Earl Palmer's drumming. A beautiful lost and found sound. Palmer, who also died last week, played drums on La Bamba, Lucille, Donna, Tutti Frutti and so many songs with a rhythm that lives. He worked with Fats Domino, Little Richard, Frank Sinatra, Tom Waits and on and on. Beat in peace.

Paintings We're Admiring:

Kitchen Brother, Charles Prentiss (Nikki's husband) exhibits his paintings at Open Studios in Santa Cruz the 1st and 3rd weekend in October. You're invited to visit the commune where Nikki and Charles live, tour his studio and take a behind-the-scenes look at The Kitchen Sisters' production studio there. October 4-5 & 18-19, 11am - 6 pm. See some of Charles' artwork and get directions at charlesprentiss.com.

Monday, June 16, 2008

The Birth of Rice A Roni

Nikki sat down next to this story at an NPR event where we played our Hidden Kitchen episode "The Birth of the Frito," about the origin of the iconic corn chip. At the dinner, Lois DeDemenico, 80, told Nikki that she had been part of the birth of Rice-A-Roni.

Lois began to tell a story about San Francisco in the 1940s and the convergence of a Canadian immigrant bride, an Italian-American pasta family, and a survivor of the Armenian genocide – all of which led to the creation of "The San Francisco Treat."

We followed Lois, a philanthropist and widow of Tom DeDomenico, one of the founders of Golden Grain Macaroni Co., to her home in Oakland, Calif., to chronicle this hidden kitchen.
Listen to the radio story and listen, read, and see more on our story page.

Pancake Breakfasts

I’ve been obsessed with them for years. I look for road signs during the week— especially if I’m passing through towns smaller than the one I live in.

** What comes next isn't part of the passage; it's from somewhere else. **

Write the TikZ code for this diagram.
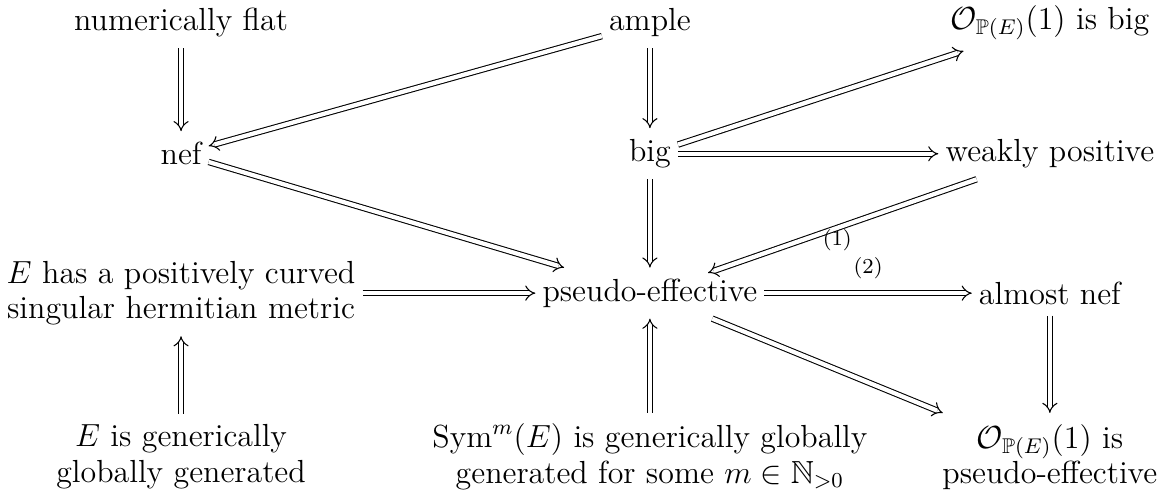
\documentclass[tikz,border=0pt,12pt]{standalone}
\usepackage{amsmath}
\usepackage{amssymb}
\usetikzlibrary{arrows.meta}

\begin{document}
\begin{tikzpicture}[
    cell/.style={inner xsep=2.5pt, inner ysep=4pt, align=center, font=\fontsize{12}{13.2}\selectfont},
    imp/.style={double, double distance=1.6pt, -{Implies}},
    lbl/.style={font=\scriptsize, inner sep=2pt}]
    \useasboundingbox (0,0) rectangle (15.38,-6.56);

    % top row
    \node[cell] (flat) at (2.39,-0.30) {numerically flat};
    \node[cell] (ample) at (8.58,-0.30) {ample};
    \node[cell] (obig) at (13.86,-0.30) {$\mathcal{O}_{\mathbb{P}(E)}(1)$ is big};

    % second row
    \node[cell] (nef) at (2.39,-2.03) {nef};
    \node[cell] (big) at (8.58,-2.03) {big};
    \node[cell] (wpos) at (13.86,-2.03) {weakly positive};

    % third row
    \node[cell] (metric) at (2.39,-3.87) {$E$ has a positively curved\\singular hermitian metric};
    \node[cell] (psef) at (8.58,-3.87) {pseudo-effective};
    \node[cell] (anef) at (13.86,-3.87) {almost nef};

    % bottom row
    \node[cell] (ggen) at (2.39,-6.03) {$E$ is generically\\globally generated};
    \node[cell] (sym) at (8.58,-6.03) {$\operatorname{Sym}^m(E)$ is generically globally\\generated for some $m\in\mathbb{N}_{>0}$};
    \node[cell] (opsef) at (13.86,-6.03) {$\mathcal{O}_{\mathbb{P}(E)}(1)$ is\\pseudo-effective};

    % implications
    \draw[imp] (flat) -- (nef);
    \draw[imp] (ample) -- (nef);
    \draw[imp] (ample) -- (big);
    \draw[imp] (big) -- (obig);
    \draw[imp] (big) -- (wpos);
    \draw[imp] (nef) -- (psef);
    \draw[imp] (big) -- (psef);
    \draw[imp, shorten >=-6pt] (wpos) -- node[lbl, below, pos=0.55, inner sep=0.5pt] {(1)} (psef);
    \draw[imp] (metric) -- (psef);
    \draw[imp] (psef) -- node[lbl, above=3pt] {(2)} (anef);
    \draw[imp] (psef) -- (opsef);
    \draw[imp] (anef) -- (opsef);
    \draw[imp] (ggen) -- (metric);
    \draw[imp] (sym) -- (psef);
\end{tikzpicture}
\end{document}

Where the firehouses of Occidental are raising their money.

It’s not the pancakes so much as the collective act of pancakes. This moment, eternal, frozen in time. Some candidate or marching band or firehouse needs the dough.

Pancakes seem the way to do it. The carwash fundraiser of food. Low overhead—syrup, batter, spatulas, butter, flour, grill. Long tables. Paper plates. It smells so good. So warm, cozy. So life affirming.

You’re not going to raise a million for the capital campaign. But you aren’t risking the fate of non-profit either — hiring that pricey band from and the fifties and hoping for a big sentimental turnout.

It obsessed. I note them. I imagine myself driving to work. Who I’ll meet. The grange halls and fire stations I’ll see. The causes I could support. The candidates I could catch.

Nikki and I are ever on the lookout as we travel cross-country on our sonic expeditions. Way before our quest for Hidden Kitchens began.

I think I’ve been to 3 pancake breakfasts in the last 20 years. With Pancake Breakfast, a little goes a long way. It’s a great way to launch a Sunday— pray the syrup is real maple. The pancakes made from scratch. The butter local and from a cow, not chemistry.

You takes your chances. But you’re part of something. You’re giving to somebody. You left your house and met some part of a community that needs a hand. Maybe you woke up alone and needed a place to go.

The last one we went to was in Canastota, NY. We were covering the boxing match between Laila Ali and Jacqui Frazier, the daughters of Mohammad and Joe, when they fought at a casino the Oneida Reservation in upstate New York. Listen to that story here

Sunday morning we were on our way to the Boxing Hall of Fame to meet Sugar Ray Leonard and Felix Trinidad when it appeared. Like a vision. Pancake Breakfast. Firehouse. Every boxer known to man was there. And every fireman for a hundred mile radius. Not to mention granddad and grandma from Ithaca and their grandkids.

Tall men in tall hats flipped flapjacks in an endless line and playfully traded punches. The fire engines gleamed, and so did the bacon.

We lay down the microphones, found our places in line, and ate.